The Blog

Don't Stop Your Talking

Advertising Week Europe is an all too rare chance for us to get together as an industry and reflect, challenge, contemplate and celebrate.

It is a constantly evolving event, and it's great to see how it's become a fixture in the UK advertising and media landscape in just three years.

This year's line up of speakers, panels and entertainment is, once again, disparate and inspiring and no one session is like the next. On Monday alone, I introduced ITV's Rugby World Cup team to a packed house of Rugby fans, saw a fabulous debate about the relative merits of creativity and tech and attended a lively discussion about the present and future use of Data - all before lunch. What struck me is, despite the enormous breadth of subject matter, each session I've seen or read about has one thing in common and it's that everything, and I mean everything, we do is driven by conversation.

Pippa Glucklich, joint CEO of SMG, talked about it first in the opening session. She advocates collaboration as key and something that is going to move even further centre stage - whether that's with clients, peers or customers - conversation is the route to insight and success.

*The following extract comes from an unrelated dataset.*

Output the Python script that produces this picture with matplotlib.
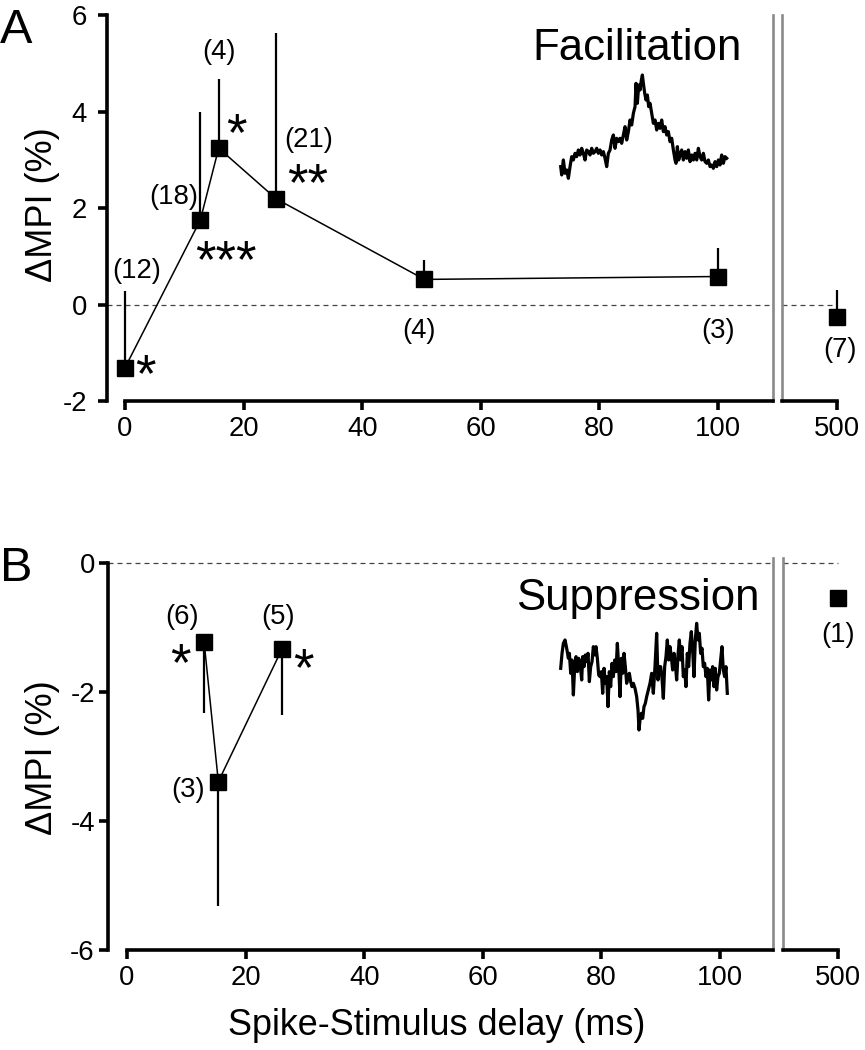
import matplotlib as mpl
import matplotlib.pyplot as plt
from matplotlib import font_manager

installed = {f.name for f in font_manager.fontManager.ttflist}
HAS_NARROW = "Liberation Sans Narrow" in installed
NARROW = "Liberation Sans Narrow" if HAS_NARROW else "Liberation Sans"
WIDE = "Liberation Sans"
# the reference uses a condensed Helvetica; without the narrow face shrink a bit
K = 1.0 if HAS_NARROW else 0.9

mpl.rcParams.update({
    "font.family": [NARROW, "DejaVu Sans"],
    "axes.spines.top": False,
    "axes.unicode_minus": False,
    "figure.facecolor": "white",
})

# --- data ---
# A: facilitation (dMPI %, mean + upper SEM)
fac_delay = [0, 12.7, 15.8, 25.5, 50.5, 100]
fac_mpi = [-1.31, 1.75, 3.24, 2.19, 0.52, 0.58]
fac_sem = [1.58, 2.23, 1.44, 3.44, 0.41, 0.59]
fac_n = [12, 18, 4, 21, 4, 3]
fac_sig = ["*", "***", "*", "**", "", ""]
fac_long_delay, fac_long_mpi, fac_long_sem, fac_long_n = 500, -0.25, 0.56, 7

# B: suppression (mean - lower SEM)
sup_delay = [13.0, 15.4, 26.1]
sup_mpi = [-1.22, -3.39, -1.34]
sup_sem = [1.11, 1.93, 1.02]
sup_n = [6, 3, 5]
sup_sig = ["*", "", "*"]
sup_long_delay, sup_long_mpi, sup_long_n = 500, -0.54, 1

# example cross-correlogram traces (arbitrary units)
fac_lag = [62, 65, 70, 75, 80, 85, 90, 95, 100] + list(range(105, 290, 5)) + \
    [288, 292, 296, 300, 304, 307, 310, 314, 318, 322, 326, 330] + list(range(335, 410, 5)) + \
    [408, 412, 416, 420] + list(range(425, 565, 5))
fac_trace = [80, 55, 100, 60, 70, 45, 80, 110, 100,
             120, 110, 130, 115, 135, 120, 100, 130, 125, 115, 135, 120, 125, 135, 120, 130, 115, 125, 105, 80,
             120, 130, 160, 175, 135, 165, 155, 165, 150, 175, 200, 160, 185, 220, 205, 240, 260,
             330, 270, 325, 310, 340, 355, 330, 300, 280, 295, 260, 270,
             240, 210, 220, 190, 210, 195, 220, 185, 200, 175, 185, 155, 165, 130, 100,
             90, 140, 100, 115,
             130, 100, 125, 105, 130, 95, 115, 100, 120, 100, 135, 110, 100, 120, 95, 90, 100, 80, 85, 75,
             95, 80, 100, 85, 115, 90, 110, 105]
sup_lag = [62, 66, 70, 75, 80, 85, 88, 92, 96, 100, 104, 108, 112, 116, 120, 125] + list(range(128, 284, 4)) + \
    [285, 290, 294, 297, 300, 304, 308, 312, 316, 320, 325, 330, 335, 340, 345, 350] + list(range(354, 566, 4))
sup_trace = [195, 240, 270, 280, 255, 225, 240, 180, 220, 115, 200, 230, 185, 225, 210,
             160, 230, 200, 235, 215, 240, 155, 200, 215, 260, 235, 260, 225, 175, 170, 185, 120, 195, 150, 170,
             80, 185, 140, 210, 170, 220, 185, 270, 200, 110, 225, 180, 240, 200, 150, 170, 180, 155, 140, 150,
             135, 110, 70, 10, 40, 60, 45, 80, 90, 110,
             130, 150, 180, 120, 200, 300,
             160, 200, 200, 165, 105, 200, 230, 280, 220, 260, 230, 190, 240, 210, 160, 235, 280, 220, 260, 170,
             190, 140, 240, 200, 270, 305, 250, 170, 280, 330, 280, 300, 240, 255, 200, 210, 170, 195, 100, 190,
             160, 200, 140, 195, 130, 170, 180, 220, 260, 190, 170, 200, 120]

# --- layout (pixels of the 865x1050 canvas) ---
W, H = 865, 1050
PXU = 5.93  # px per ms on the delay axis
TICK_FS = 22 * K
NOTE_FS = 22 * K


def px_rect(x0, y0, x1, y1):
    return [x0 / W, 1 - y1 / H, (x1 - x0) / W, (y1 - y0) / H]


def px_off(dx, dy):
    return dx * 72 / 100, dy * 72 / 100


fig = plt.figure(figsize=(W / 100, H / 100), dpi=100)


def make_axes(left, x0, gap_l, gap_r, top, bottom, ylim, yticks, ypad):
    ax = fig.add_axes(px_rect(left, top, gap_l, bottom))
    ax.set_xlim(-(x0 - left) / PXU, (gap_l - x0) / PXU)
    ax.set_ylim(*ylim)
    ax.spines["bottom"].set_bounds(0, (gap_l - x0) / PXU)
    ax.spines["left"].set_bounds(yticks[0], yticks[-1])
    ax.spines["bottom"].set_linewidth(2.6)
    ax.spines["left"].set_linewidth(2.6)
    ax.spines["right"].set_color("#8a8a8a")
    ax.spines["right"].set_linewidth(1.9)
    ax.set_xticks([0, 20, 40, 60, 80, 100])
    ax.set_yticks(yticks)
    ax.tick_params(width=2.6, length=6.5, labelsize=TICK_FS)
    ax.tick_params(axis="y", pad=ypad)
    ax.tick_params(axis="x", pad=4)
    ax.patch.set_alpha(0)

    # long-delay (500 ms) segment after the axis break
    axl = fig.add_axes(px_rect(gap_r, top, 850, bottom))
    t500 = gap_r + 55
    axl.set_xlim(500 - (t500 - gap_r) / PXU, 500 + (850 - t500) / PXU)
    axl.set_ylim(*ylim)
    axl.spines["right"].set_visible(False)
    axl.spines["bottom"].set_bounds(500 - (t500 - gap_r) / PXU, 500)
    axl.spines["bottom"].set_linewidth(2.6)
    axl.spines["left"].set_color("#8a8a8a")
    axl.spines["left"].set_linewidth(1.9)
    axl.set_yticks([])
    axl.set_xticks([500])
    axl.tick_params(width=2.6, length=6.5, labelsize=TICK_FS, pad=4)
    axl.patch.set_alpha(0)

    dash = dict(color="#444444", lw=0.9, dashes=(4, 3.2))
    ax.axhline(0, **dash)
    axl.plot([axl.get_xlim()[0], 500], [0, 0], **dash)
    return ax, axl


def note(ax, x, y, s, off, size=NOTE_FS, family=NARROW, va="center"):
    ax.annotate(s, (x, y), xytext=px_off(*off), textcoords="offset points",
                ha="center", va=va, fontsize=size, family=family, annotation_clip=False)


def squares(ax, x, y):
    ax.plot(x, y, "s", ms=11.5, color="black", zorder=4, clip_on=False)


def trace(rect, t, v):
    ia = fig.add_axes(rect)
    ia.plot(t, v, color="black", lw=2.3, clip_on=False)
    ia.set_xlim(min(t), max(t))
    ia.set_ylim(min(v), max(v))
    ia.axis("off")


# ---------------- Panel A ----------------
axA, axA2 = make_axes(107, 125, 773, 782, 15, 401, (-2, 6), [-2, 0, 2, 4, 6], 8)
axA.errorbar(fac_delay, fac_mpi, yerr=[[0] * len(fac_sem), fac_sem], fmt="none",
             ecolor="black", elinewidth=1.6, capsize=0, clip_on=False)
axA.plot(fac_delay, fac_mpi, "-", color="black", lw=1.1)
squares(axA, fac_delay, fac_mpi)
axA2.errorbar([fac_long_delay], [fac_long_mpi], yerr=[[0], [fac_long_sem]], fmt="none",
              ecolor="black", elinewidth=1.6, capsize=0, clip_on=False)
squares(axA2, [fac_long_delay], [fac_long_mpi])

n_off_A = [(12, 97), (-27, 23), (0, 96), (32, 59), (-5, -52), (0, -54)]
sig_off_A = [(20, 16), (26, -18), (18, 37), (31, 38), None, None]
for x, y, n, s, no, so in zip(fac_delay, fac_mpi, fac_n, fac_sig, n_off_A, sig_off_A):
    note(axA, x, y, f"({n})", no)
    if s:
        note(axA, x, y, s, so, size=38, family=WIDE, va="top")
note(axA2, fac_long_delay, fac_long_mpi, f"({fac_long_n})", (3, -33))

trace(px_rect(560.7, 75, 726.7, 178.3), fac_lag, fac_trace)
fig.text(637 / W, 1 - 60 / H, "Facilitation", ha="center", va="baseline", fontsize=35 * K)
fig.text(0, 1 - 43 / H, "A", ha="left", va="baseline", fontsize=35, family=WIDE)
fig.text(42 / W, 1 - 205 / H, "\u0394MPI (%)", rotation=90, ha="center", va="center",
         fontsize=26, family=WIDE)

# ---------------- Panel B ----------------
axB, axB2 = make_axes(108, 127, 773, 783, 558, 950, (-6, 5 / 64.5), [-6, -4, -2, 0], 3)
axB.errorbar(sup_delay, sup_mpi, yerr=[sup_sem, [0] * len(sup_sem)], fmt="none",
             ecolor="black", elinewidth=1.6, capsize=0, clip_on=False)
axB.plot(sup_delay, sup_mpi, "-", color="black", lw=1.1)
squares(axB, sup_delay, sup_mpi)
squares(axB2, [sup_long_delay], [sup_long_mpi])

n_off_B = [(-22, 25), (-30, -8), (-4, 32)]
sig_off_B = [(-24, 1), None, (22, 3)]
for x, y, n, s, no, so in zip(sup_delay, sup_mpi, sup_n, sup_sig, n_off_B, sig_off_B):
    note(axB, x, y, f"({n})", no)
    if s:
        note(axB, x, y, s, so, size=38, family=WIDE, va="top")
note(axB2, sup_long_delay, sup_long_mpi, f"({sup_long_n})", (0, -37))

trace(px_rect(560.7, 623.3, 727.3, 730), sup_lag, sup_trace)
fig.text(638 / W, 1 - 610 / H, "Suppression", ha="center", va="baseline", fontsize=35 * K)
fig.text(0, 1 - 581 / H, "B", ha="left", va="baseline", fontsize=35, family=WIDE)
fig.text(42 / W, 1 - 758 / H, "\u0394MPI (%)", rotation=90, ha="center", va="center",
         fontsize=26, family=WIDE)

fig.text(437 / W, 1 - 1035 / H, "Spike-Stimulus delay (ms)", ha="center", va="baseline",
         fontsize=29.5 * (0.88 if not HAS_NARROW else 1.0))

fig.savefig("out.png", dpi=100)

Adara's CEO, Layton Han had a beautiful analogy about the seeming tension between data and creativity. He explained that technology is a tool like GPS - it can give you 50 routes to a destination, but it cannot tell you how that journey feels. It follows that you can't know how a journey feels for a customer, unless you ask and they tell - in other words, you have a conversation.

Advertisers, brands and media owners have, of course, long known conversation drives engagement, and therefore sales, views, likes etc. However, it's not enough any more to talk at someone, it has to be, like the best conversations, mutually beneficial or thought-provoking or inspiring or heart-warming. There has to be a genuine emotional engagement, in the right context, with the best creative.

For brands and content makers, this is an incredible opportunity. We should understand who we're talking to, what we're selling them and why. In our 'real' lives we celebrate those who are 'easy to talk to', 'good conversationalists', 'great company' and so on, so it follows we want to spend time with brands that echo those qualities.

With the almost infinite number of ways of connecting people with brands, you'd be forgiven though for thinking that consumers want less contact, less messages, less calls to action. The funny thing is, the reverse is true, our customers want more contact with us, they have just become more discerning, so we have to be good to talk to.

Our second screen ad format Ad Sync had over 7.2 million interactions in the last series of X Factor - this is a staggering 370% growth in impressions year on year. For the 26 advertisers who used the format to drive post advertising actions, it presented a real opportunity to talk to customers. From gaming to vouchers, sending messages to discussing fashion, the interaction reached record levels.

It's important to note that these advertisers aren't shouting into the void, these are brands who understand that already highly engaged audiences are open to extra content on a second screen.

Coca Cola, Domino's, Microsoft, to name only a few, know how valuable it is to have ongoing conversations with customers. Talking to them sporadically and in isolation, doesn't form the basis of a relationship and that's what's needed to drive brand loyalty and sales.

Giving customers what they want is obviously how we ensure they return - but if we can understand what they need and why, engage and surprise them with content they love - well, now you're talking.